Bangalore: The Reserve Bank of India (RBI) will soon issue a notification for the implementation of the Basel III capital regulations by Indian banks from April 1, central bank governor D. Subba Rao said Friday.
"We are going to issue a notification next week for banks to implement the Basel III regulations from April 1, on the basis of the guidelines issued last year," Rao said at a Bankers' Club meeting here.
Though the Basel III norms, as an international accounting standard for banks, were to come into force from Jan 1, the central bank rescheduled them to April 1, giving Indian banks four months to improve their capital adequacy in conformity with the new norms.
"Banks will require high level of capital as credit will become more expensive. The credit-GDP (gross domestic product) ratio has to go up for accelerating the economic growth," Rao told about 500 bankers of state-run banks.

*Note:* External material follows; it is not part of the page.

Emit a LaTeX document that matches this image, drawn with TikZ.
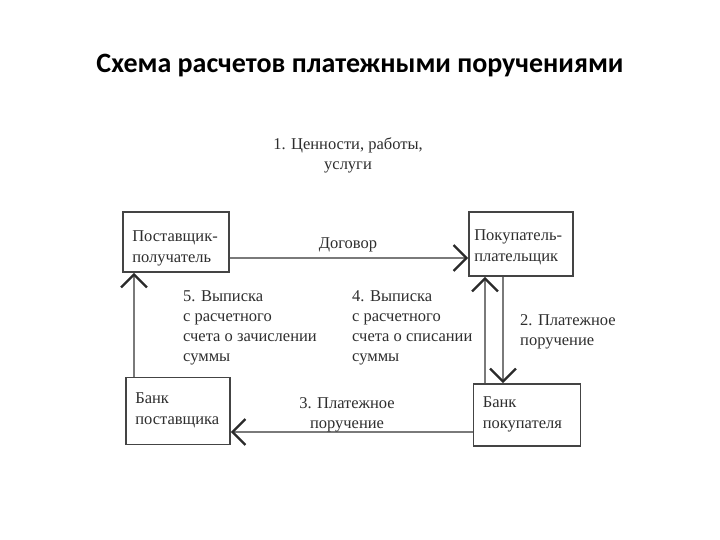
\documentclass[tikz,border=0pt]{standalone}
\usepackage{fontspec}
\setmainfont{Liberation Serif}
\newfontfamily\titlefont{Carlito}
\usetikzlibrary{arrows.meta}
\definecolor{boxcolor}{HTML}{444444}
\definecolor{arrowcolor}{HTML}{7A7A7A}
\definecolor{headcolor}{HTML}{2A2A2A}
\definecolor{textcolor}{HTML}{2E2E2E}
\begin{document}
\begin{tikzpicture}[x=1pt,y=-1pt,
    box/.style={draw=boxcolor,line width=1.8pt,inner sep=0pt},
    boxtext/.style={align=left,inner sep=0pt,text=textcolor,font=\fontsize{16.5}{21}\selectfont},
    lbl/.style={align=left,inner sep=0pt,text=textcolor,font=\fontsize{16.5}{20}\selectfont},
    arr/.style={draw=arrowcolor,line width=2.8pt,
      -{Straight Barb[length=13pt,width=26pt,line width=2.2pt,color=headcolor]}}]
\useasboundingbox[fill=white] (0,0) rectangle (720,540);
   \node (title) at (360,66) {\titlefont\bfseries\fontsize{28}{32}\selectfont Схема расчетов платежными поручениями};
%% boxes
   \node[box,minimum width=106pt,minimum height=60pt] (post) at (176,242) {};
   \node[box,minimum width=104pt,minimum height=64pt] (pok) at (521,244) {};
   \node[box,minimum width=104pt,minimum height=67pt] (bankp) at (178,411) {};
   \node[box,minimum width=107pt,minimum height=62pt] (bankk) at (527,415) {};
   \node[boxtext,anchor=north west] (posttxt) at ([shift={(10,19)}]post.north west) {Поставщик-\\получатель};
   \node[boxtext,anchor=north west] (poktxt) at ([shift={(6,18)}]pok.north west) {Покупатель-\\плательщик};
   \node[boxtext,anchor=north west] (bankptxt) at ([shift={(10,16)}]bankp.north west) {Банк\\поставщика};
   \node[boxtext,anchor=north west] (bankktxt) at ([shift={(10,13)}]bankk.north west) {Банк\\покупателя};
%% connectors
   \draw[arr] (post.east |- 0,258) -- (pok.west |- 0,258);
   \draw[arr] (bankp.north -| 134,0) -- (post.south -| 134,0);
   \draw[arr] (bankk.north -| 485,0) -- (pok.south -| 485,0);
   \draw[arr] (pok.south -| 503,0) -- (bankk.north -| 503,0);
   \draw[arr] (bankk.west |- 0,432) -- (bankp.east |- 0,432);
%% labels
   \node[lbl,align=center] (l1) at (348,155) {1. Ценности, работы,\\услуги};
   \node[lbl] (ldog) at (348,245) {Договор};
   \node[lbl,anchor=north west] (l5) at (183,290) {5. Выписка\\с расчетного\\счета о зачислении\\суммы};
   \node[lbl,anchor=north west] (l4) at (352,290) {4. Выписка\\с расчетного\\счета о списании\\суммы};
   \node[lbl,anchor=north west] (l2) at (520,314) {2. Платежное\\поручение};
   \node[lbl,align=center] (l3) at (347,415) {3. Платежное\\поручение};
\end{tikzpicture}
\end{document}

In accordance with Basel III norms, Indian banks will have to maintain their capital adequacy ratio at nine percent as against the minimum recommended requirement of eight percent.

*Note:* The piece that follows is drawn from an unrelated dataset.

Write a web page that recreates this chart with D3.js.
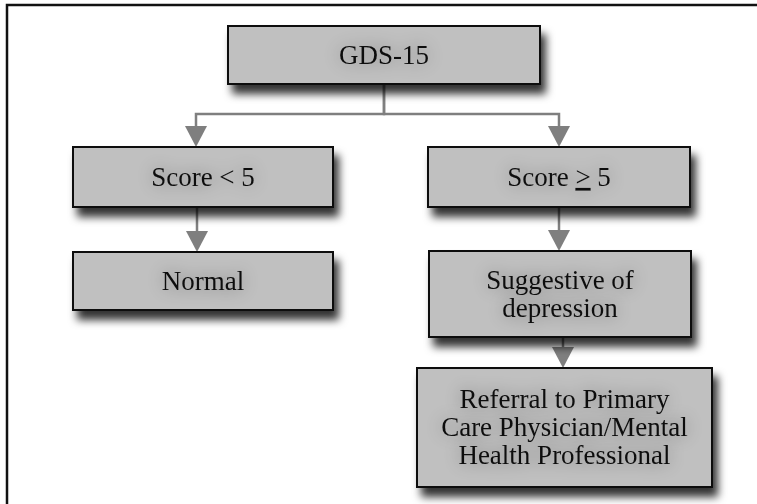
<!DOCTYPE html>
<html>
<head>
<meta charset="utf-8">
<script src="https://cdn.jsdelivr.net/npm/d3@7"></script>
<style>
  html, body { margin: 0; padding: 0; background: #fff; }
  svg { display: block; }
</style>
</head>
<body>
<div id="chart"></div>
<script>
// Flowchart content
const nodeIds = ["gds", "low", "high", "normal", "suggest", "referral"];
// each line is a list of [text, underlined] pieces
const nodeLabels = [
    [[["GDS-15", false]]],
    [[["Score < 5", false]]],
    [[["Score ", false], [">", true], [" 5", false]]],
    [[["Normal", false]]],
    [[["Suggestive of", false]], [["depression", false]]],
    [[["Referral to Primary", false]], [["Care Physician/Mental", false]], [["Health Professional", false]]]
];
const edges = [
    ["gds", "low"], ["gds", "high"],
    ["low", "normal"], ["high", "suggest"],
    ["suggest", "referral"]
];

// Layout (pixels)
const layout = {
    gds:      { x0: 228, x1: 540, y0: 26,  y1: 84 },
    low:      { x0: 73,  x1: 333, y0: 147, y1: 207 },
    high:     { x0: 428, x1: 690, y0: 147, y1: 207 },
    normal:   { x0: 73,  x1: 333, y0: 252, y1: 310 },
    suggest:  { x0: 429, x1: 691, y0: 251, y1: 337 },
    referral: { x0: 417, x1: 712, y0: 368, y1: 487 }
};
const arrowX = { low: 196, high: 559, normal: 197, suggest: 559, referral: 563 };
const branchY = 114;

const width = 757, height = 504;
const fontSize = 27, lineH = 28;

const svg = d3.select('#chart').append('svg')
    .attr('width', width).attr('height', height);

const defs = svg.append('defs');
const shadow = defs.append('filter').attr('id', 'shadow')
    .attr('x', '-10%').attr('y', '-10%').attr('width', '130%').attr('height', '160%');
shadow.append('feDropShadow')
    .attr('dx', 5).attr('dy', 9).attr('stdDeviation', 4)
    .attr('flood-color', '#000').attr('flood-opacity', 0.8);

const halo = defs.append('filter').attr('id', 'halo')
    .attr('x', '-30%').attr('y', '-60%').attr('width', '160%').attr('height', '220%');
halo.append('feGaussianBlur').attr('in', 'SourceAlpha').attr('stdDeviation', 9).attr('result', 'b');
halo.append('feComponentTransfer').attr('in', 'b').attr('result', 'c')
    .append('feFuncA').attr('type', 'linear').attr('slope', 0.45);
const hm = halo.append('feMerge');
hm.append('feMergeNode').attr('in', 'c');
hm.append('feMergeNode').attr('in', 'SourceGraphic');

// Outer frame
svg.append('rect')
    .attr('x', 7).attr('y', 5)
    .attr('width', width).attr('height', height)
    .attr('fill', 'none').attr('stroke', '#111').attr('stroke-width', 2.5);

const grey = '#7f7f7f';
const links = svg.append('g');

function arrowHead(x, yTip) {
    const w = 11, h = 21;
    links.append('path')
        .attr('d', d3.line()([[x - w, yTip - h], [x + w, yTip - h], [x, yTip]]) + 'Z')
        .attr('fill', grey);
}

edges.forEach(([s, t]) => {
    const a = layout[s], b = layout[t];
    const tx = arrowX[t];
    const pts = s === 'gds'
        ? [[(a.x0 + a.x1) / 2, a.y1], [(a.x0 + a.x1) / 2, branchY], [tx, branchY], [tx, b.y0 - 20]]
        : [[tx, a.y1], [tx, b.y0 - 20]];
    links.append('path')
        .attr('d', d3.line()(pts))
        .attr('fill', 'none').attr('stroke', grey).attr('stroke-width', 2.5);
    arrowHead(tx, b.y0);
});

// Boxes
const nodes = svg.append('g').selectAll('g')
    .data(nodeIds.map((id, i) => ({ id, lines: nodeLabels[i], ...layout[id] })))
    .enter().append('g');

nodes.append('rect')
    .attr('x', d => d.x0).attr('y', d => d.y0)
    .attr('width', d => d.x1 - d.x0).attr('height', d => d.y1 - d.y0)
    .attr('fill', '#c0c0c0').attr('stroke', '#111').attr('stroke-width', 2)
    .attr('filter', 'url(#shadow)');

nodes.each(function(d) {
    const cx = (d.x0 + d.x1) / 2, cy = (d.y0 + d.y1) / 2;
    const n = d.lines.length;
    d.lines.forEach((pieces, i) => {
        const t = d3.select(this).append('text')
            .attr('x', cx)
            .attr('y', cy + 0.33 * fontSize + (i - (n - 1) / 2) * lineH)
            .attr('text-anchor', 'middle')
            .attr('font-family', '"Liberation Serif", "Times New Roman", serif')
            .attr('font-size', fontSize)
            .attr('fill', '#111')
            .attr('filter', 'url(#halo)');
        pieces.forEach(([txt, ul]) => {
            t.append('tspan')
                .attr('text-decoration', ul ? 'underline' : null)
                .style('white-space', 'pre')
                .text(txt);
        });
    });
});
</script>
</body>
</html>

Under Basel III accord, banks have to maintain Tier-one capital (equity and reserves) at seven percent of risk weighted assets (RWA) and a capital conservation bugger of 2.5 percent of RWA.
Basel norms are a set of international banking regulations formulated by the Basel committee on bank supervision, which set out the minimum capital requirements to sustain banks the world over. The committee operates from Basel in Switzerland.

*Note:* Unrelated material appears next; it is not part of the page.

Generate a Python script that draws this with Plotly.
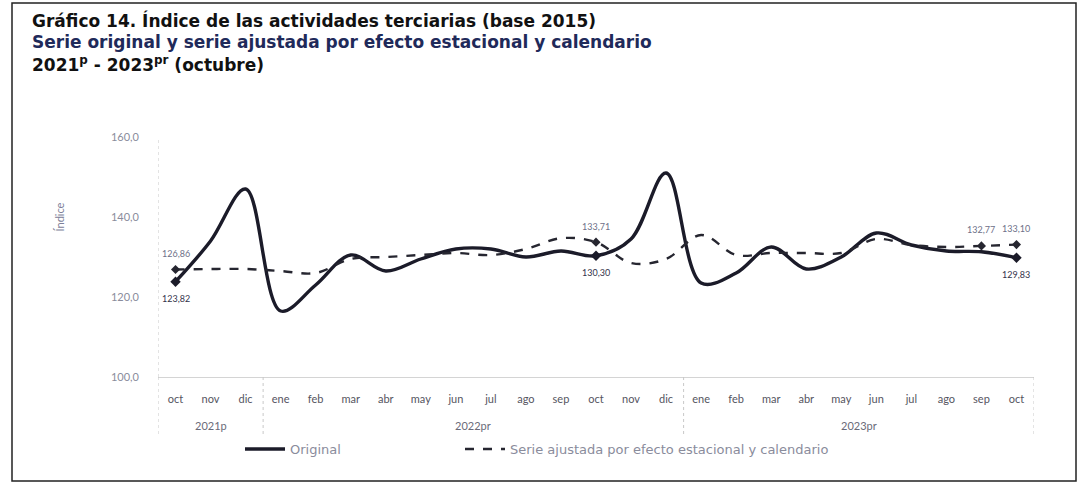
import plotly.graph_objects as go

MESES = ["oct", "nov", "dic", "ene", "feb", "mar", "abr", "may", "jun", "jul", "ago", "sep",
         "oct", "nov", "dic", "ene", "feb", "mar", "abr", "may", "jun", "jul", "ago", "sep", "oct"]
ANIOS = ["2021p", "2022pr", "2023pr"]
ANIO_CENTRO = [1, 8.5, 19.5]
ANIO_CORTES = [2.5, 14.5]

ORIGINAL = [123.82, 134.0, 147.0, 116.5, 123.0, 130.5, 126.5, 129.5, 132.0, 132.0, 130.0, 131.5,
            130.30, 134.5, 151.0, 123.5, 126.0, 132.5, 127.0, 130.0, 136.0, 133.0, 131.5, 131.3, 129.83]
AJUSTADA = [126.86, 127.0, 127.0, 126.5, 126.0, 129.5, 130.0, 130.5, 131.0, 130.5, 132.0, 134.7,
            133.71, 128.5, 129.5, 135.5, 130.5, 131.0, 131.0, 131.0, 134.5, 133.0, 132.5, 132.77, 133.10]

ETIQ_ORIG = [0, 12, 24]
ETIQ_AJUS = [0, 12, 23, 24]

x = list(range(len(MESES)))
FONT = "Lato"
GRIS = "#8a8c9c"


def fmt(v):
    return f"{v:.2f}".replace(".", ",")


def px_x(px):
    return (px - 158) / 876


def px_y(py):
    return (377 - py) / 240


fig = go.Figure()
fig.add_trace(go.Scatter(x=x, y=ORIGINAL, mode="lines", name="Original", legend="legend",
                         line=dict(color="#1b1b29", width=3.4, shape="spline", smoothing=1)))
fig.add_trace(go.Scatter(x=x, y=AJUSTADA, mode="lines", legend="legend2",
                         name="Serie ajustada por efecto estacional y calendario",
                         line=dict(color="#262630", width=2.4, dash="dash", shape="spline", smoothing=1)))
fig.add_trace(go.Scatter(x=ETIQ_ORIG, y=[ORIGINAL[i] for i in ETIQ_ORIG], mode="markers",
                         marker=dict(symbol="diamond", size=8, color="#1b1b29"), showlegend=False))
fig.add_trace(go.Scatter(x=ETIQ_AJUS, y=[AJUSTADA[i] for i in ETIQ_AJUS], mode="markers",
                         marker=dict(symbol="diamond", size=7, color="#262630"), showlegend=False))

for i in ETIQ_ORIG:
    fig.add_annotation(x=i, y=ORIGINAL[i], text=fmt(ORIGINAL[i]), showarrow=False, yshift=-17,
                       font=dict(family=FONT, size=9, color="#33334a"))
for i in ETIQ_AJUS:
    fig.add_annotation(x=i, y=AJUSTADA[i], text=fmt(AJUSTADA[i]), showarrow=False, yshift=16,
                       font=dict(family=FONT, size=9, color="#6e7088"))

for txt, c in zip(ANIOS, ANIO_CENTRO):
    fig.add_annotation(x=c, y=px_y(425), yref="paper", yanchor="middle", text=txt, showarrow=False,
                       font=dict(family=FONT, size=11, color="#6a6a78"))
for c in ANIO_CORTES + [-0.5, 24.5]:
    fig.add_shape(type="line", x0=c, x1=c, y0=0, y1=px_y(436), yref="paper",
                  line=dict(color="#c8c8c8", width=1, dash="dot"))

fig.add_shape(type="line", x0=-0.5, x1=-0.5, y0=0, y1=1, yref="paper",
              line=dict(color="#c8c8c8", width=1, dash="dot"))

# titles
titulos = [
    ("Gráfico 14. Índice de las actividades terciarias (base 2015)", "#111111", 21),
    ("Serie original y serie ajustada por efecto estacional y calendario", "#1f2a5a", 42),
    ("2021<sup>p</sup> - 2023<sup>pr</sup> (octubre)", "#111111", 64),
]
for t, col, py in titulos:
    fig.add_annotation(x=px_x(30), y=px_y(py), xref="paper", yref="paper", text=f"<b>{t}</b>",
                       showarrow=False, xanchor="left", yanchor="middle",
                       font=dict(family="DejaVu Sans", size=17, color=col))

fig.add_annotation(x=px_x(50), y=px_y(217), xref="paper", yref="paper", text="Índice",
                   showarrow=False, textangle=-90, font=dict(family=FONT, size=11, color="#7d8099"))

# frame
fig.add_shape(type="rect", xref="paper", yref="paper", x0=px_x(12), x1=px_x(1076),
              y0=px_y(481), y1=px_y(3), line=dict(color="#222222", width=1.5))

leg = dict(orientation="h", y=px_y(449), xanchor="left", yanchor="middle", itemwidth=40,
           font=dict(family="DejaVu Sans", size=13, color=GRIS))

fig.update_layout(
    width=1077, height=482,
    margin=dict(l=158, r=43, t=137, b=105),
    paper_bgcolor="white", plot_bgcolor="white",
    separators=",.",
    showlegend=True,
    legend=dict(leg, x=px_x(240)),
    legend2=dict(leg, x=px_x(460)),
    xaxis=dict(range=[-0.5, 24.5], tickvals=x, ticktext=MESES, showgrid=False, zeroline=False,
               showline=True, linecolor="#d4d4d4", linewidth=1, ticks="", ticklabelstandoff=12,
               tickfont=dict(family=FONT, size=11, color="#55555f")),
    yaxis=dict(range=[100, 160], tickvals=[100, 120, 140, 160], tickformat=".1f",
               showgrid=False, zeroline=False, showline=False, ticks="", ticklabelstandoff=18,
               tickfont=dict(family=FONT, size=11, color=GRIS)),
)

fig.write_html("out.html", config={"displayModeBar": False},
               post_script="document.body.style.margin = '0';")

According to the recent RBI financial stability report, Indian banks will require an additional capital of Rs.five trillion to comply with Basel III norms, including Rs.3.25 trillion as non-equity capital and Rs.1.75 trillion in the form of equity capital over the next five years.
"Though much of the growth over the last decade had come from the services sector, contributing about 60 percent to the GDP, the manufacturing sector needs higher growth to increase its contribution to the GDP from 24 percent presently," Rao said, while highlighting the challenge of risk management faced by the Indian banking sector.